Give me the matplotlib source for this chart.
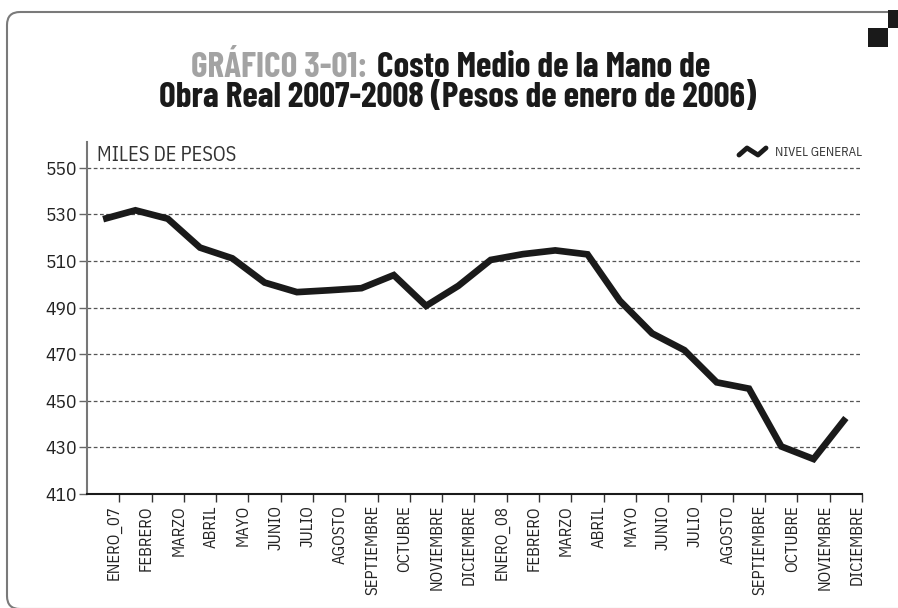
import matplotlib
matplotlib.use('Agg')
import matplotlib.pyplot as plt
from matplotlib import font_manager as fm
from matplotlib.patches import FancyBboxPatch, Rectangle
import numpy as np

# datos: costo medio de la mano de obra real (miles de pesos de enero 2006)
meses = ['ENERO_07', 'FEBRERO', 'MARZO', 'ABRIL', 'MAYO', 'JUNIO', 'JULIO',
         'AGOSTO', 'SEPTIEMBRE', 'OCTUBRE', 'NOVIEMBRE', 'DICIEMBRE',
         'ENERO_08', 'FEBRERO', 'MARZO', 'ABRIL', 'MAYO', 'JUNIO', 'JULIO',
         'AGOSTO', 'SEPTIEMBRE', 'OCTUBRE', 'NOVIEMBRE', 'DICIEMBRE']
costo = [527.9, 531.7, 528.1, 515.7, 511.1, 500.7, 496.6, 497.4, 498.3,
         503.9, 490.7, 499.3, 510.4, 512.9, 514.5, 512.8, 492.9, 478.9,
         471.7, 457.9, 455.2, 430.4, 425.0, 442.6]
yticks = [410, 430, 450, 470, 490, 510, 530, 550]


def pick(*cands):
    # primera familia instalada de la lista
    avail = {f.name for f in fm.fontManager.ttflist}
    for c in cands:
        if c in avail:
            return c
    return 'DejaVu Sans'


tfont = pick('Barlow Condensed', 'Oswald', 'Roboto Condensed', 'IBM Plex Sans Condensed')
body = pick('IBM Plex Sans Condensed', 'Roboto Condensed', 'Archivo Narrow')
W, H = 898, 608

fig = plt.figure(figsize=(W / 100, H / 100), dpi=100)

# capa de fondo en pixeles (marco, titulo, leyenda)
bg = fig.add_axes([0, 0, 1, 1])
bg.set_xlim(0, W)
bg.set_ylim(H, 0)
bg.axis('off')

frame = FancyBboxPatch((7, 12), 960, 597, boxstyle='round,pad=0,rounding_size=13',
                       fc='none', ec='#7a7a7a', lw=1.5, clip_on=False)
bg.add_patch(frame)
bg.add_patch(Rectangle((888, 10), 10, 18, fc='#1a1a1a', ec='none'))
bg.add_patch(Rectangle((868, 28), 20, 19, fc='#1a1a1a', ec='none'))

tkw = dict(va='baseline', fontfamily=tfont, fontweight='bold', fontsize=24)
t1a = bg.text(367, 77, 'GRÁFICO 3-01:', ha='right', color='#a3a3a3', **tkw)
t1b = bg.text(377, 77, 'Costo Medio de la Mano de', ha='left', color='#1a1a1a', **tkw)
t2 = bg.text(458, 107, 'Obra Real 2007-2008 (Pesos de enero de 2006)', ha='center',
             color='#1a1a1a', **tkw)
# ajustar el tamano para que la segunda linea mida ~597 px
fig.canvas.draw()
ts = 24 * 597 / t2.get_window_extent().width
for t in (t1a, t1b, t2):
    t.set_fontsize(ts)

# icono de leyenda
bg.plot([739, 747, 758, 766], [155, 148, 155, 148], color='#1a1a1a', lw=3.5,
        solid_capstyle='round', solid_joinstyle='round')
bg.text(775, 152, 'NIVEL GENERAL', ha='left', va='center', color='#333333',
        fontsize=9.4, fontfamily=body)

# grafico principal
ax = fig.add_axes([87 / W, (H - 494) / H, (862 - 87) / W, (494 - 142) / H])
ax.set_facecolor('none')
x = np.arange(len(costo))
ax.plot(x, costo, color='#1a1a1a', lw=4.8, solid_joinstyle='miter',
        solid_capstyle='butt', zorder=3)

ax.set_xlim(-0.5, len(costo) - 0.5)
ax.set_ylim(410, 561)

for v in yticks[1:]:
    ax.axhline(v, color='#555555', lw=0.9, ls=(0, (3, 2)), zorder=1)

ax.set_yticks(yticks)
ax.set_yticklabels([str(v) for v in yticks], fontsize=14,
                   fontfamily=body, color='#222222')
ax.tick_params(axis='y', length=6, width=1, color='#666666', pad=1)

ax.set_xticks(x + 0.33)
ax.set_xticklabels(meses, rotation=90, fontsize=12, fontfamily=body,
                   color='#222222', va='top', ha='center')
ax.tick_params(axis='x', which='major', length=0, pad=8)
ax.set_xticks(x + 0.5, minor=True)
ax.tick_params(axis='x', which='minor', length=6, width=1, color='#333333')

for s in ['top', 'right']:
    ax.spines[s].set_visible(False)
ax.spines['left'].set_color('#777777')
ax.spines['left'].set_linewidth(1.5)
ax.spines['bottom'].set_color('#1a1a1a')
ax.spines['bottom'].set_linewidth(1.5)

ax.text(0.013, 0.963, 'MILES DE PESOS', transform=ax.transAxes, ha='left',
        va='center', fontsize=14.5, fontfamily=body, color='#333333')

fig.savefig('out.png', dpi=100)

### Aim of the task
Report all lines of the data above that include the string "matplotlib".

### Output below
Give me the matplotlib source for this chart.
import matplotlib
matplotlib.use('Agg')
import matplotlib.pyplot as plt
from matplotlib import font_manager as fm
from matplotlib.patches import FancyBboxPatch, Rectangle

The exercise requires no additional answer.